If you haven’t heard about COVID-19 (or the Coronavirus as it’s more widely known) by now, you must be living under a rather large rock. It’s taken the world by storm, with 24/7 media coverage and Governments banning people from stepping outside their homes, unless absolutely necessary.
After such a tiring 2019, we were hoping for a resurgence of the Roaring 20’s, at least the good parts like the fashion and the dancing. Instead, what we got was a 21st Century Global Epidemic, resulting in thousands of deaths.
Records of Global Virus Epidemics date back to the 15th Century, at least from my source of Wikipedia. I know, such a credible source. Through each of the 20’s, the world has seen around 19 different Epidemics.
Whilst the numbers sound scary and the world is going through an incredibly difficult time, one thing to take note of is that none of those lasted forever. They all went away, people lived through them. If they didn’t, we wouldn’t be here would we?
We also live in a world of advanced technology and medicine, with the top brains all banding together to find a possible solution to this new problem.
Of course we’re all worried about the world around us. We’re stressed because our routines changed. We all dearly miss our loved ones who are also in isolation or have passed on. The reality is though, these feelings are sort of a good thing.
In our world, we all take things for granted. Sometimes small, sometimes large, there’s always something that goes unappreciated. Here’s some examples of things I’ve seen people wishing they respected more;
- Emergency Services
- Healthcare professionals
- Retail workers
- Food workers
- Airport staff
- Mental Health
- Mental Health Workers
- Social Workers
There are so many more examples, but you get the idea.
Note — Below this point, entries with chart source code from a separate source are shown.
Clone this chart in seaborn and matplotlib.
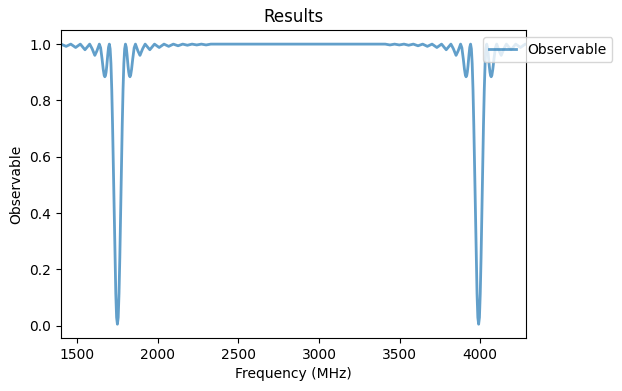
import numpy as np
import pandas as pd
import matplotlib
matplotlib.use('Agg')
import matplotlib.pyplot as plt
import seaborn as sns

# 왼쪽 공진 (~1750 MHz) 주변 값
left_freq = [1400, 1432, 1461, 1491, 1520, 1549, 1578, 1593, 1610, 1623, 1638, 1646,
             1655, 1662, 1668, 1672, 1676, 1680, 1684, 1690, 1695, 1700, 1705, 1710,
             1715, 1720, 1725, 1730, 1735, 1740, 1745,
             1750,
             1755, 1760, 1765, 1770, 1775, 1780, 1785, 1790, 1795, 1800, 1805, 1810,
             1816, 1820, 1824, 1828, 1832, 1838, 1845, 1854, 1862, 1877, 1890, 1907,
             1922, 1951, 1980, 2009, 2039, 2068, 2097, 2126, 2155, 2184, 2213, 2242,
             2271, 2300, 2329]
left_obs = [1.0, 0.992, 1.0, 0.988, 1.0, 0.980, 1.0, 0.984, 0.960, 0.976, 1.0, 0.987,
            0.947, 0.911, 0.889, 0.884, 0.888, 0.901, 0.922, 0.961, 0.989, 1.0, 0.983, 0.931,
            0.839, 0.712, 0.559, 0.396, 0.241, 0.114, 0.029,
            0.005,
            0.029, 0.114, 0.241, 0.396, 0.559, 0.712, 0.839, 0.931, 0.983, 1.0, 0.989, 0.961,
            0.922, 0.901, 0.888, 0.884, 0.889, 0.911, 0.947, 0.987, 1.0, 0.976, 0.960, 0.984,
            1.0, 0.980, 1.0, 0.988, 1.0, 0.992, 1.0, 0.994, 1.0, 0.996, 1.0, 0.997,
            1.0, 0.997, 1.0]

# 오른쪽 공진 (~3990 MHz) 주변 값
right_freq = [3411, 3440, 3469, 3498, 3527, 3556, 3585, 3614, 3643, 3672, 3701, 3731,
              3760, 3789, 3818, 3833, 3850, 3863, 3878, 3886, 3895, 3902, 3908, 3912,
              3916, 3920, 3924, 3930, 3935, 3940, 3945, 3950, 3955, 3960, 3965, 3970,
              3975, 3980, 3985,
              3990,
              3995, 4000, 4005, 4010, 4015, 4020, 4025, 4030, 4035, 4040, 4045, 4050,
              4056, 4060, 4064, 4068, 4072, 4078, 4085, 4094, 4102, 4117, 4130, 4147,
              4162, 4191, 4220, 4249, 4279, 4290]
right_obs = [1.0, 0.997, 1.0, 0.997, 1.0, 0.996, 1.0, 0.994, 1.0, 0.992, 1.0, 0.988,
             1.0, 0.980, 1.0, 0.984, 0.960, 0.976, 1.0, 0.987, 0.947, 0.911, 0.889, 0.884,
             0.888, 0.901, 0.922, 0.961, 0.989, 1.0, 0.983, 0.931, 0.839, 0.712, 0.559, 0.396,
             0.241, 0.114, 0.029,
             0.005,
             0.029, 0.114, 0.241, 0.396, 0.559, 0.712, 0.839, 0.931, 0.983, 1.0, 0.989, 0.961,
             0.922, 0.901, 0.888, 0.884, 0.889, 0.911, 0.947, 0.987, 1.0, 0.976, 0.960, 0.984,
             1.0, 0.980, 1.0, 0.988, 1.0, 0.999]

df = pd.DataFrame({
    'freq': left_freq + right_freq,
    'obs': left_obs + right_obs,
})

fig, ax = plt.subplots(figsize=(6.22, 3.91), dpi=100)
fig.subplots_adjust(left=0.098, right=0.846, top=0.923, bottom=0.135)

sns.lineplot(data=df, x='freq', y='obs', ax=ax, color='tab:blue', alpha=0.7,
             linewidth=2, label='Observable')

ax.set_xlim(1400, 4285)
ax.set_title('Results')
ax.set_xlabel('Frequency (MHz)')
ax.set_ylabel('Observable')
ax.legend(loc='upper right', bbox_to_anchor=(1.2, 1))

plt.savefig('out.png', dpi=100)
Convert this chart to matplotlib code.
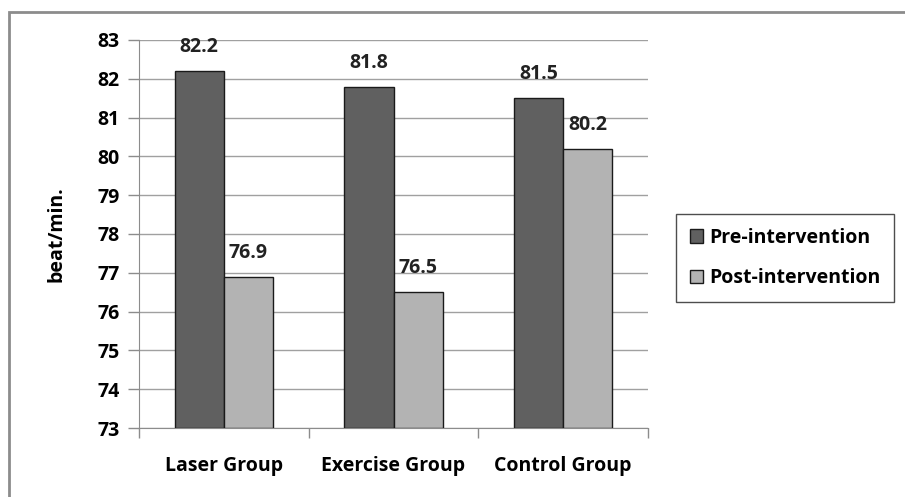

The key thing we miss, more than anything, is human connection.
The ability to look at somebody’s face, their eyes, their hair, all in person and not just on a screen. Hearing people’s voices and laughter with your own ears rather over the phone. The sound of nature, the feeling of sunlight on your skin.
After this we’ll all come out humbled and rightfully so. We’ve been given a gift, of life and freedom. We don’t know why we’re here, we don’t know what we’re meant to do, but we can’t just waste what we’ve been given.
So when all this is over, let’s all talk more, hug more, kiss more. See friends and family when you can, always show respect to those providing you a service, never waste a moment of your life.
Sure we’re still in depressing times and it’s okay to be sad about it. You’re allowed to cry and so what if you eat rubbish and don’t shower. That’s all okay, but don’t let it be all you feel.
Not to undermine the situation of course, it should be taken very, very seriously, however we can still be careful without having to worry. We can still look at the positives instead of waiting for the world to end.
Better days are coming, we should be excited. We get to live life the way we want to, free from this disaster with a whole new perspective.
Hope is a strong emotion, it can keep you together in even the darkest of times. At times it may feel like all hope is lost, but it’s not, it always finds a way. You may not see it now, but things always work out one way or another.
I urge you all to please, stay safe, wash your hands, stay inside and of course, remain hopeful. Show love and support to others where you can and encourage them to remain hopeful too. We will get through this, I promise.